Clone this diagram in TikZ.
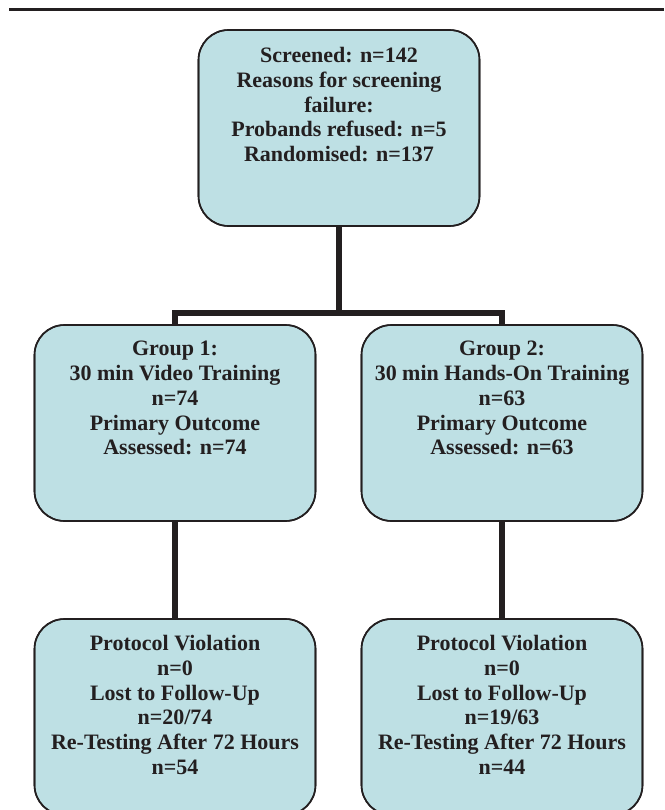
\documentclass[tikz,border=0pt]{standalone}
\usepackage{fontspec}
\setmainfont{Liberation Serif}
\definecolor{boxfill}{RGB}{190,224,228}
\definecolor{ink}{RGB}{35,31,32}
\tikzset{
  box/.style={draw=ink, line width=1.6pt, fill=boxfill, rounded corners=30pt,
              minimum width=281pt, minimum height=196pt, inner sep=0pt},
  txt/.style={anchor=north, align=center, inner sep=0pt, text=ink,
              font=\fontsize{22}{24.8}\selectfont\bfseries},
  conn/.style={draw=ink, line width=6pt}
}
\begin{document}
\begin{tikzpicture}[x=1pt,y=-1pt]
\useasboundingbox (0,0) rectangle (664,810);
\clip (0,0) rectangle (664,810);
\draw[ink, line width=3pt] (9,9.5) -- (664,9.5);
% boxes (shapes)
\node[box] (top) at (339,128) {};
\node[box] (g1) at (175,423) {};
\node[box] (g2) at (502,423) {};
\node[box] (b1) at (175,717) {};
\node[box] (b2) at (502,717) {};
\coordinate (split) at (339,313);
% connectors
\draw[conn] (top.south) -- (split);
\draw[conn] (g1.north) |- (split) -| (g2.north);
\draw[conn] (g1.south) -- (b1.north);
\draw[conn] (g2.south) -- (b2.north);
% redraw borders on top
\node[box, fill=none] at (top) {};
\node[box, fill=none] at (g1) {};
\node[box, fill=none] at (g2) {};
\node[box, fill=none] at (b1) {};
\node[box, fill=none] at (b2) {};
% texts
\node[txt] (toptxt) at (339,47) {Screened: n=142\\Reasons for screening\\failure:\\Probands refused: n=5\\Randomised: n=137};
\node[txt] (g1txt) at (175,341) {Group 1:\\30 min Video Training\\n=74\\Primary Outcome\\Assessed: n=74};
\node[txt] (g2txt) at (502,341) {Group 2:\\30 min Hands-On Training\\n=63\\Primary Outcome\\Assessed: n=63};
\node[txt] (b1txt) at (175,635) {Protocol Violation\\n=0\\Lost to Follow-Up\\n=20/74\\Re-Testing After 72 Hours\\n=54};
\node[txt] (b2txt) at (502,635) {Protocol Violation\\n=0\\Lost to Follow-Up\\n=19/63\\Re-Testing After 72 Hours\\n=44};
\end{tikzpicture}
\end{document}
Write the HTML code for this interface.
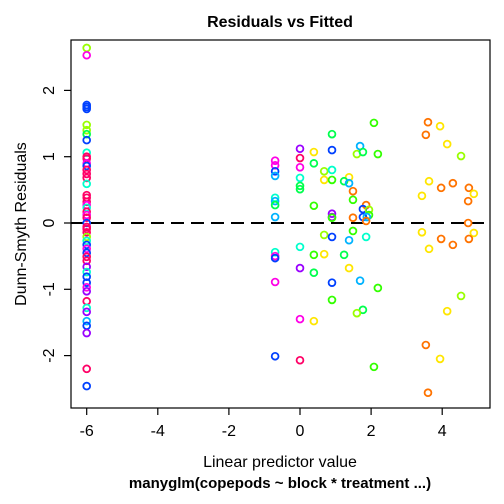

# # # #

**Short task:** Please transcribe the material above exactly as written. Leave the pictures out.

**Written answer:**
Clone this diagram in TikZ.
\documentclass[tikz,border=0pt]{standalone}
\usepackage{fontspec}
\setmainfont{Liberation Serif}
\definecolor{boxfill}{RGB}{190,224,228}
\definecolor{ink}{RGB}{35,31,32}
\tikzset{
  box/.style={draw=ink, line width=1.6pt, fill=boxfill, rounded corners=30pt,
              minimum width=281pt, minimum height=196pt, inner sep=0pt},
  txt/.style={anchor=north, align=center, inner sep=0pt, text=ink,
              font=\fontsize{22}{24.8}\selectfont\bfseries},
  conn/.style={draw=ink, line width=6pt}
}
\begin{document}
\begin{tikzpicture}[x=1pt,y=-1pt]
\useasboundingbox (0,0) rectangle (664,810);
\clip (0,0) rectangle (664,810);
\draw[ink, line width=3pt] (9,9.5) -- (664,9.5);
% boxes (shapes)
\node[box] (top) at (339,128) {};
\node[box] (g1) at (175,423) {};
\node[box] (g2) at (502,423) {};
\node[box] (b1) at (175,717) {};
\node[box] (b2) at (502,717) {};
\coordinate (split) at (339,313);
% connectors
\draw[conn] (top.south) -- (split);
\draw[conn] (g1.north) |- (split) -| (g2.north);
\draw[conn] (g1.south) -- (b1.north);
\draw[conn] (g2.south) -- (b2.north);
% redraw borders on top
\node[box, fill=none] at (top) {};
\node[box, fill=none] at (g1) {};
\node[box, fill=none] at (g2) {};
\node[box, fill=none] at (b1) {};
\node[box, fill=none] at (b2) {};
% texts
\node[txt] (toptxt) at (339,47) {Screened: n=142\\Reasons for screening\\failure:\\Probands refused: n=5\\Randomised: n=137};
\node[txt] (g1txt) at (175,341) {Group 1:\\30 min Video Training\\n=74\\Primary Outcome\\Assessed: n=74};
\node[txt] (g2txt) at (502,341) {Group 2:\\30 min Hands-On Training\\n=63\\Primary Outcome\\Assessed: n=63};
\node[txt] (b1txt) at (175,635) {Protocol Violation\\n=0\\Lost to Follow-Up\\n=20/74\\Re-Testing After 72 Hours\\n=54};
\node[txt] (b2txt) at (502,635) {Protocol Violation\\n=0\\Lost to Follow-Up\\n=19/63\\Re-Testing After 72 Hours\\n=44};
\end{tikzpicture}
\end{document}
Write the HTML code for this interface.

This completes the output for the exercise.